RECORDS SHOWN:
──────────────────────────────
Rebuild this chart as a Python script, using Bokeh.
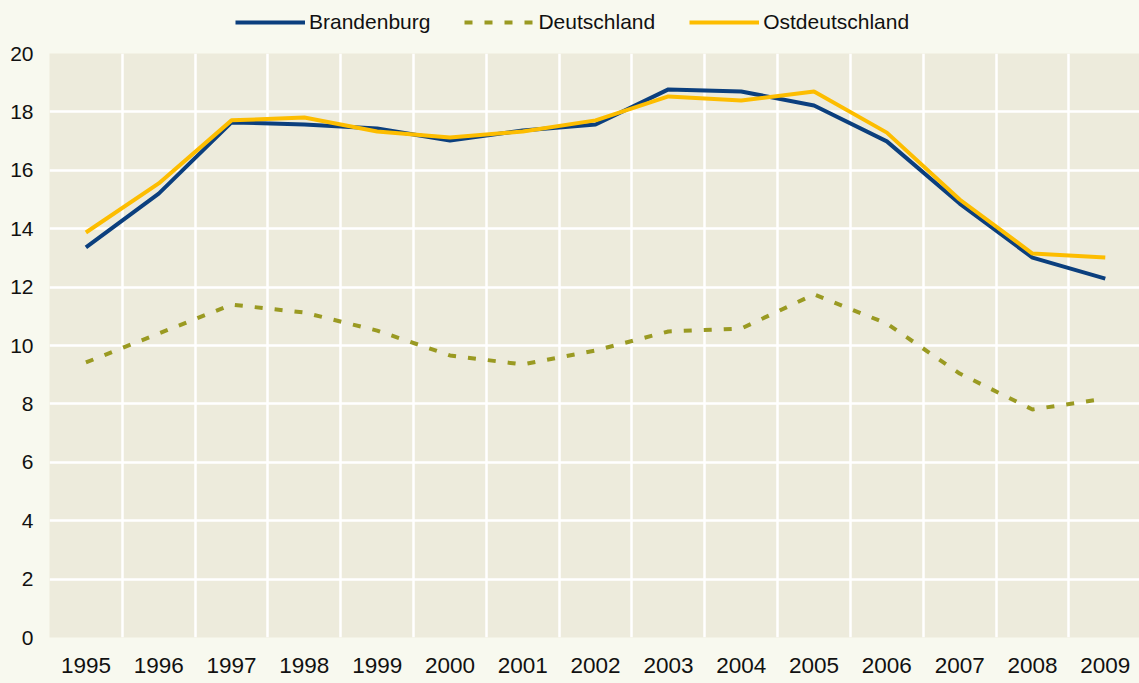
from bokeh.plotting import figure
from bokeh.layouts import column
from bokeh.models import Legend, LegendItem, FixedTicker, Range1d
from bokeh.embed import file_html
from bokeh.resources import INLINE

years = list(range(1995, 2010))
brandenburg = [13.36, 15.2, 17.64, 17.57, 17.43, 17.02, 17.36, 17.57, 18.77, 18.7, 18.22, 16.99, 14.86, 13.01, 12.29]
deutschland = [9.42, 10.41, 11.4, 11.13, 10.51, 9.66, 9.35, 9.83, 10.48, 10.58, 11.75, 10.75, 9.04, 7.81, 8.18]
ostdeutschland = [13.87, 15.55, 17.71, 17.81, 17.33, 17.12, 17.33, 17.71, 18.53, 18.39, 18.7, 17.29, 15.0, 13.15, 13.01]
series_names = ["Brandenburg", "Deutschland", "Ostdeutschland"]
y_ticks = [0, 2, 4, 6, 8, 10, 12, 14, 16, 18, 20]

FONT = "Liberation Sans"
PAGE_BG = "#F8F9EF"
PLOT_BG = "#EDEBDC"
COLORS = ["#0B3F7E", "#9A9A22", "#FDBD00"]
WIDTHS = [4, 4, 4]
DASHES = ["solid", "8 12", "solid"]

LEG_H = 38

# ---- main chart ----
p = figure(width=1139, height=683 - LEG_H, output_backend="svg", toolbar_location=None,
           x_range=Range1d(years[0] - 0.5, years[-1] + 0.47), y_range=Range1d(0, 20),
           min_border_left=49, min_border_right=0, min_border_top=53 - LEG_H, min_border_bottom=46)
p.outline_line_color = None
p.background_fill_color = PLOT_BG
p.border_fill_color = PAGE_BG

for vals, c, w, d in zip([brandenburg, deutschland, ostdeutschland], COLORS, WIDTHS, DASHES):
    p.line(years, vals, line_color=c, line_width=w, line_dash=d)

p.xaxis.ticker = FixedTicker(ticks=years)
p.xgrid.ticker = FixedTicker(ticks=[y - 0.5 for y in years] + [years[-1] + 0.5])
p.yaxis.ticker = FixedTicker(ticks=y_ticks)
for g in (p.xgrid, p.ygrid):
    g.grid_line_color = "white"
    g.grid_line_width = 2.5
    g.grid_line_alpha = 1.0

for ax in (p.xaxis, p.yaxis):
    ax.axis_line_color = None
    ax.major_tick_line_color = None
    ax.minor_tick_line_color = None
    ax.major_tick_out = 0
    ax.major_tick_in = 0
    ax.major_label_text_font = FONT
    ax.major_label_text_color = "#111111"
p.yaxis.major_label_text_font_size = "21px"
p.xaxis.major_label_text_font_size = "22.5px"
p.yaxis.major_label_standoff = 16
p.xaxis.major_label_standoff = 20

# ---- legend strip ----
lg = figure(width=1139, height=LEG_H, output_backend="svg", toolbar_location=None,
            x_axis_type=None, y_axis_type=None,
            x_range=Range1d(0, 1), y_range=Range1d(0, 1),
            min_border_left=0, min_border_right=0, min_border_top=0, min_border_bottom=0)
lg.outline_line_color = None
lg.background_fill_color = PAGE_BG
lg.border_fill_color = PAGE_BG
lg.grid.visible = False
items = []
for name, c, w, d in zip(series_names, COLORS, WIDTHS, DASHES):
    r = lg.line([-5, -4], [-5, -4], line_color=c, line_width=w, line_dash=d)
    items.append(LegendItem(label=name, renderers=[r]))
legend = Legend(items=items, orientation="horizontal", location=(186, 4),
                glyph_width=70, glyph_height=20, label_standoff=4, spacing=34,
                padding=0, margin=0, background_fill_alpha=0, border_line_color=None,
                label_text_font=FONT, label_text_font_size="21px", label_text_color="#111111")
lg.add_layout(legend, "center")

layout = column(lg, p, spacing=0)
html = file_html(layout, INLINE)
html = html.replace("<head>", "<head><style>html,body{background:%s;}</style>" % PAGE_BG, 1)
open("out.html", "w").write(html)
──────────────────────────────
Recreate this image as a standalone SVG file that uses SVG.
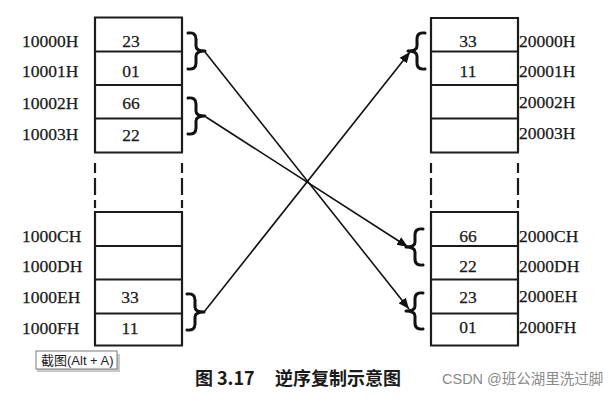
──────────────────────────────
AIM OF THE TASK:
What is the number of lines in this listing that contain the word "chart"? Answer with that number and nothing else.

SOLVED PROBLEM:
2